L’obiettivo di Oberlander era creare uno spazio verde in un contesto fortemente urbanizzato, capace di offrire un rifugio naturale e migliorare la qualità ambientale dell’edificio. La scelta delle piante fu cruciale: selezionò betulle alte e rigogliose, in grado di adattarsi bene all’ambiente urbano e di offrire un contrasto visivo con le linee moderne del grattacielo. Questo boschetto verticale, inserito in un ambiente di cemento e vetro, evocava una foresta astratta nel cuore di Manhattan, creando un’atmosfera di tranquillità e raccoglimento.
Uno degli aspetti più curiosi del progetto fu il suo successo non solo tra gli esseri umani, ma anche tra gli uccelli. Il cortile divenne un habitat molto apprezzato dalla fauna urbana, al punto che un inquilino dell’edificio, infastidito dal cinguettio, chiamò Oberlander direttamente a Vancouver per chiederle di trovare una soluzione al “problema”. L'episodio dimostra non solo l'efficacia della progettazione paesaggistica, ma anche come uno spazio pensato per la serenità umana possa inevitabilmente intrecciarsi con i ritmi della natura.
Expo 67 e la visione del futuro
L’Expo 67 di Montréal è stata un crocevia di idee rivoluzionarie, dove architetti e urbanisti hanno presentato visioni audaci per il futuro. Tra i protagonisti, Buckminster Fuller con la sua Biosphère, un’icona della sostenibilità, e Moshe Safdie con Habitat 67, un prototipo abitativo avveniristico. La partecipazione di visionari come Le Corbusier, Arthur Erickson e Frei Otto ha consolidato Expo 67 come una piattaforma per l’innovazione urbana.

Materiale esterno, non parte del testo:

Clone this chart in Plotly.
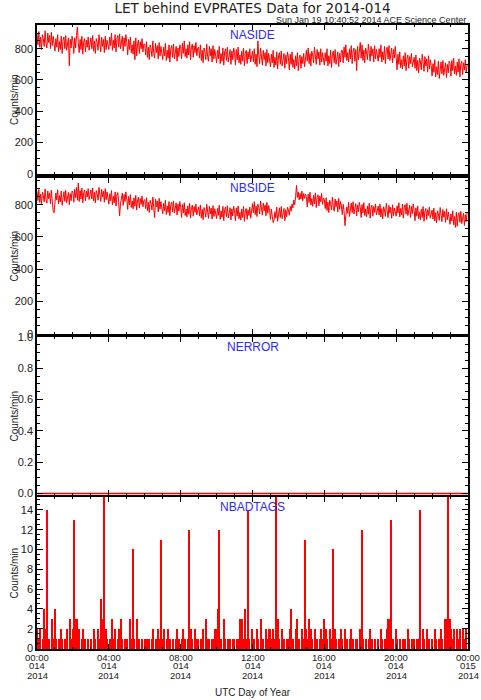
import plotly.graph_objects as go
from plotly.subplots import make_subplots
import pandas as pd

# 3-minute samples, one row per hour
naside = [
    895, 825, 910, 810, 875, 795, 890, 865, 815, 915, 835, 805, 900, 840, 885, 800, 905, 820, 880, 845,
    785, 865, 810, 890, 780, 845, 795, 880, 770, 855, 875, 800, 885, 790, 820, 870, 690, 860, 805, 880,
    850, 770, 870, 805, 885, 940, 835, 775, 860, 795, 880, 765, 845, 865, 780, 855, 810, 875, 790, 840,
    870, 800, 885, 785, 850, 770, 865, 840, 790, 890, 810, 780, 875, 815, 860, 775, 880, 795, 855, 820,
    795, 875, 820, 900, 790, 855, 805, 890, 780, 865, 885, 810, 895, 800, 830, 880, 785, 870, 815, 890,
    840, 760, 860, 795, 875, 775, 825, 765, 850, 730, 870, 755, 835, 855, 770, 845, 800, 865, 780, 830,
    830, 760, 845, 745, 810, 730, 825, 800, 750, 850, 770, 740, 835, 775, 820, 735, 840, 755, 815, 780,
    730, 810, 755, 835, 725, 790, 740, 825, 715, 800, 820, 745, 830, 735, 765, 815, 720, 805, 750, 825,
    815, 735, 835, 770, 850, 750, 800, 740, 825, 760, 845, 730, 810, 830, 745, 820, 775, 840, 755, 805,
    810, 740, 825, 725, 790, 710, 805, 780, 730, 830, 750, 720, 815, 755, 800, 715, 820, 735, 795, 760,
    710, 790, 735, 815, 705, 770, 720, 805, 695, 780, 800, 725, 810, 715, 745, 795, 700, 785, 730, 805,
    775, 695, 795, 730, 810, 710, 760, 700, 785, 720, 805, 690, 770, 790, 705, 780, 735, 800, 715, 765,
    785, 715, 800, 700, 765, 685, 850, 755, 705, 805, 725, 695, 790, 730, 775, 690, 795, 710, 770, 735,
    685, 765, 710, 790, 680, 745, 695, 780, 670, 755, 775, 700, 785, 690, 720, 770, 675, 760, 705, 780,
    745, 665, 765, 700, 780, 680, 730, 670, 755, 690, 775, 660, 740, 760, 675, 750, 705, 770, 685, 735,
    790, 720, 805, 705, 770, 690, 785, 760, 710, 810, 730, 700, 795, 735, 780, 695, 800, 715, 775, 740,
    695, 775, 720, 800, 690, 755, 705, 790, 680, 765, 785, 710, 795, 700, 730, 780, 685, 770, 715, 790,
    790, 710, 810, 745, 825, 725, 775, 715, 800, 735, 820, 705, 785, 805, 720, 795, 660, 815, 730, 780,
    840, 740, 825, 725, 790, 710, 805, 780, 730, 830, 750, 720, 815, 755, 800, 715, 820, 735, 795, 760,
    720, 800, 745, 825, 715, 780, 730, 815, 705, 790, 810, 735, 820, 725, 755, 805, 710, 795, 740, 815,
    745, 665, 765, 700, 780, 680, 730, 670, 755, 690, 775, 660, 740, 760, 675, 750, 705, 770, 685, 735,
    745, 675, 760, 660, 725, 645, 740, 715, 665, 765, 685, 655, 750, 690, 735, 650, 755, 670, 730, 695,
    625, 705, 650, 730, 620, 685, 635, 720, 610, 695, 715, 640, 725, 630, 660, 710, 615, 700, 645, 720,
    705, 625, 725, 660, 740, 640, 690, 630, 715, 650, 735, 620, 700, 720, 635, 710, 665, 730, 645, 695,
]

nbside = [
    882, 826, 894, 814, 866, 802, 878, 858, 818, 898, 834, 810, 886, 838, 874, 806, 890, 800, 760, 750,
    809, 873, 829, 893, 805, 857, 817, 885, 797, 865, 881, 821, 889, 813, 837, 877, 801, 869, 825, 885,
    880, 816, 896, 844, 908, 828, 935, 820, 888, 836, 904, 812, 876, 892, 824, 884, 848, 900, 832, 872,
    892, 836, 904, 824, 876, 812, 888, 868, 828, 908, 844, 820, 896, 848, 884, 816, 900, 832, 880, 852,
    804, 868, 824, 888, 800, 852, 812, 880, 792, 860, 876, 816, 730, 808, 832, 872, 796, 864, 820, 880,
    835, 771, 851, 799, 863, 783, 823, 775, 843, 791, 859, 767, 831, 847, 779, 839, 803, 855, 787, 827,
    832, 776, 844, 764, 816, 752, 828, 808, 768, 848, 784, 720, 836, 788, 824, 756, 840, 772, 820, 792,
    744, 808, 764, 828, 740, 792, 752, 820, 732, 800, 816, 756, 824, 748, 772, 812, 736, 804, 760, 820,
    785, 721, 801, 749, 813, 733, 773, 725, 793, 741, 809, 717, 781, 797, 729, 789, 753, 805, 737, 777,
    787, 731, 799, 719, 771, 707, 783, 763, 723, 803, 739, 715, 791, 743, 779, 711, 795, 727, 775, 747,
    714, 778, 734, 798, 710, 762, 722, 790, 702, 770, 786, 726, 794, 718, 742, 782, 706, 774, 730, 790,
    765, 701, 781, 729, 793, 713, 753, 705, 773, 721, 789, 697, 761, 777, 709, 769, 733, 785, 717, 757,
    807, 751, 819, 739, 791, 727, 803, 783, 743, 823, 759, 735, 811, 763, 799, 731, 815, 747, 795, 767,
    709, 773, 729, 690, 705, 757, 717, 785, 697, 765, 781, 721, 789, 713, 737, 777, 701, 769, 725, 785,
    770, 735, 790, 760, 805, 780, 830, 800, 850, 920, 845, 880, 830, 870, 835, 885, 825, 870, 840, 865,
    850, 786, 866, 814, 878, 798, 838, 790, 858, 806, 874, 782, 846, 862, 794, 854, 818, 870, 802, 842,
    832, 776, 844, 764, 816, 752, 828, 808, 768, 848, 784, 760, 836, 788, 824, 756, 840, 772, 820, 792,
    739, 803, 759, 670, 735, 787, 747, 815, 727, 795, 811, 751, 819, 743, 767, 807, 731, 799, 755, 815,
    785, 721, 801, 749, 813, 733, 773, 725, 793, 741, 809, 717, 781, 797, 729, 789, 753, 805, 737, 777,
    792, 736, 804, 724, 776, 712, 788, 768, 728, 808, 744, 720, 796, 748, 784, 716, 800, 732, 780, 752,
    729, 793, 749, 813, 725, 777, 737, 805, 717, 785, 801, 741, 809, 733, 757, 797, 721, 789, 745, 805,
    765, 701, 781, 729, 793, 713, 753, 705, 773, 721, 789, 697, 761, 777, 709, 769, 733, 785, 717, 757,
    767, 711, 779, 699, 751, 687, 763, 743, 703, 783, 719, 695, 771, 723, 759, 691, 775, 707, 755, 727,
    679, 743, 699, 763, 675, 727, 660, 755, 667, 735, 751, 691, 759, 683, 707, 747, 671, 739, 695, 755,
]

# hourly, all zero
nerror = [0, 0, 0, 0, 0, 0, 0, 0, 0, 0, 0, 0, 0,
          0, 0, 0, 0, 0, 0, 0, 0, 0, 0, 0, 0]

# 5-minute samples, one row per hour
nbadtags = [
    2, 1, 2, 0, 1, 4, 2, 14, 1, 0, 3, 1,
    4, 1, 0, 1, 2, 1, 0, 1, 2, 0, 3, 1,
    2, 13, 3, 3, 2, 0, 1, 2, 1, 0, 1, 0,
    1, 0, 2, 1, 0, 2, 1, 5, 3, 18, 2, 1,
    0, 1, 3, 1, 2, 0, 1, 2, 3, 1, 0, 1,
    1, 0, 3, 1, 10, 1, 0, 3, 1, 0, 1, 0,
    1, 0, 1, 1, 0, 1, 2, 0, 1, 2, 1, 11,
    1, 2, 0, 1, 2, 1, 0, 1, 0, 1, 2, 1,
    0, 1, 2, 1, 0, 1, 12, 2, 1, 0, 2, 1,
    1, 0, 1, 2, 0, 3, 1, 1, 0, 1, 1, 2,
    2, 4, 12, 1, 0, 3, 1, 0, 1, 1, 0, 1,
    1, 0, 1, 1, 3, 3, 1, 4, 1, 14, 1, 0,
    2, 1, 0, 2, 1, 0, 3, 1, 0, 2, 1, 2,
    2, 1, 2, 1, 18, 3, 1, 0, 2, 1, 0, 1,
    1, 2, 4, 1, 0, 2, 3, 1, 0, 2, 1, 11,
    2, 1, 3, 2, 1, 0, 2, 1, 0, 1, 2, 1,
    3, 2, 1, 0, 2, 1, 10, 2, 1, 0, 1, 2,
    1, 0, 2, 1, 0, 1, 2, 1, 0, 1, 1, 0,
    2, 12, 1, 0, 1, 0, 1, 2, 1, 0, 1, 0,
    1, 0, 2, 1, 0, 1, 2, 3, 3, 13, 1, 0,
    2, 1, 0, 1, 0, 1, 1, 0, 2, 1, 0, 1,
    1, 0, 1, 1, 14, 0, 2, 1, 0, 2, 1, 0,
    1, 0, 2, 1, 0, 1, 2, 1, 0, 3, 3, 18,
    3, 2, 1, 2, 0, 2, 1, 2, 0, 2, 1, 2,
]

panel_names = ["NASIDE", "NBSIDE", "NERROR", "NBADTAGS"]
tick_times = ["00:00", "04:00", "08:00", "12:00", "16:00", "20:00", "00:00"]
tick_days = ["014", "014", "014", "014", "014", "014", "015"]
tick_years = ["2014", "2014", "2014", "2014", "2014", "2014", "2014"]

t3 = pd.date_range("2014-01-14 00:00", periods=len(naside), freq="3min")
t5 = pd.date_range("2014-01-14 00:00", periods=len(nbadtags), freq="5min")
t60 = pd.date_range("2014-01-14 00:00", periods=len(nerror), freq="60min")
tick_vals = pd.date_range("2014-01-14 00:00", periods=7, freq="4h")

RED = "#ff0000"
BLUE = "#2a2aff"
TXT = "#222222"
FONT = "Liberation Sans"

fig = make_subplots(rows=4, cols=1, shared_xaxes=True, vertical_spacing=0.005)
fig.add_trace(go.Scatter(x=t3, y=naside, mode="lines", line=dict(color=RED, width=1)), row=1, col=1)
fig.add_trace(go.Scatter(x=t3, y=nbside, mode="lines", line=dict(color=RED, width=1)), row=2, col=1)
fig.add_trace(go.Scatter(x=t60, y=nerror, mode="lines", line=dict(color=RED, width=1.5)), row=3, col=1)
fig.add_trace(go.Bar(x=t5, y=nbadtags, width=300000, marker=dict(color=RED, line=dict(width=0))), row=4, col=1)

# panel domains (from pixel positions of the frames)
domains = [[0.7612, 1.0], [0.5048, 0.7548], [0.2468, 0.5], [0.0, 0.2436]]
yranges = [[-2, 952], [-2, 966], [-0.01, 1.0], [-0.05, 15.3]]
ydticks = [200, 200, 0.2, 2]
yminor = [50, 50, 0.05, 0.5]
yfmt = ["d", "d", ".1f", "d"]

for i in range(4):
    sfx = "" if i == 0 else str(i + 1)
    fig.layout["yaxis" + sfx].update(
        domain=domains[i], range=yranges[i], dtick=ydticks[i], tick0=0,
        tickformat=yfmt[i], ticks="inside", ticklen=6, tickwidth=1, tickcolor="black",
        minor=dict(ticks="inside", ticklen=3, dtick=yminor[i], tick0=0, tickcolor="black"),
        showline=True, linecolor="black", linewidth=1.5, mirror="ticks",
        showgrid=False, zeroline=False,
        tickfont=dict(family=FONT, size=11, color=TXT),
    )
    fig.layout["xaxis" + sfx].update(
        range=["2014-01-14 00:00", "2014-01-15 00:00"],
        tickvals=tick_vals, showticklabels=False,
        ticks="inside", ticklen=5, tickwidth=1, tickcolor="black",
        minor=dict(ticks="inside", ticklen=2, dtick=3600000, tick0="2014-01-14", tickcolor="black"),
        showline=True, linecolor="black", linewidth=1.5, mirror="ticks",
        showgrid=False, zeroline=False,
    )
    fig.add_annotation(
        text=panel_names[i], xref="paper", x=0.5, yref="y" + sfx + " domain", y=1,
        yanchor="middle", yshift=-10, showarrow=False,
        font=dict(family=FONT, size=12, color=BLUE),
    )
    fig.add_annotation(
        text="Counts/min", xref="paper", x=-0.0696, yref="y" + sfx + " domain", y=0.5,
        textangle=-90, showarrow=False, font=dict(family=FONT, size=10, color=TXT),
    )

# x tick labels, three rows under the bottom panel
for tv, a, b, c in zip(tick_vals, tick_times, tick_days, tick_years):
    for txt, ypx in [(a, 657), (b, 666), (c, 675)]:
        fig.add_annotation(
            text=txt, xref="x4", x=tv, yref="paper", y=(649 - ypx) / 624,
            yanchor="middle", showarrow=False, font=dict(family=FONT, size=9.5, color=TXT),
        )

fig.add_annotation(
    text="UTC Day of Year", xref="paper", x=0.5, yref="paper", y=(649 - 692) / 624,
    yanchor="middle", showarrow=False, font=dict(family=FONT, size=10, color=TXT),
)
fig.add_annotation(
    text="Sun Jan 19 10:40:52 2014 ACE Science Center", xref="paper", x=1, xanchor="right",
    yref="paper", y=(649 - 20) / 624, yanchor="middle", showarrow=False,
    font=dict(family=FONT, size=9, color=TXT),
)

fig.update_layout(
    width=481, height=700,
    margin=dict(l=37, r=13, t=25, b=51),
    paper_bgcolor="white", plot_bgcolor="white",
    showlegend=False, bargap=0,
    title=dict(
        text="LET behind EVPRATES Data for 2014-014", xref="paper", x=0.5, xanchor="center",
        y=1 - 8 / 700, yanchor="middle", font=dict(family="DejaVu Sans", size=13.5, color=TXT),
    ),
)

# page body has a default 8px margin; drop it so the figure sits at the corner
fig.write_html(
    "out.html",
    config={"displayModeBar": False},
    post_script="document.body.style.margin='0px';",
)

Cornelia Hahn Oberlander contribuì con il suo Children’s Creative Centre, trasformando lo spazio ludico in un’esperienza di esplorazione naturale. Le idee emerse all’Expo 67 continuano a influenzare l’urbanistica contemporanea, dimostrando come la progettazione possa armonizzare tecnologia, ambiente e società per un futuro sostenibile.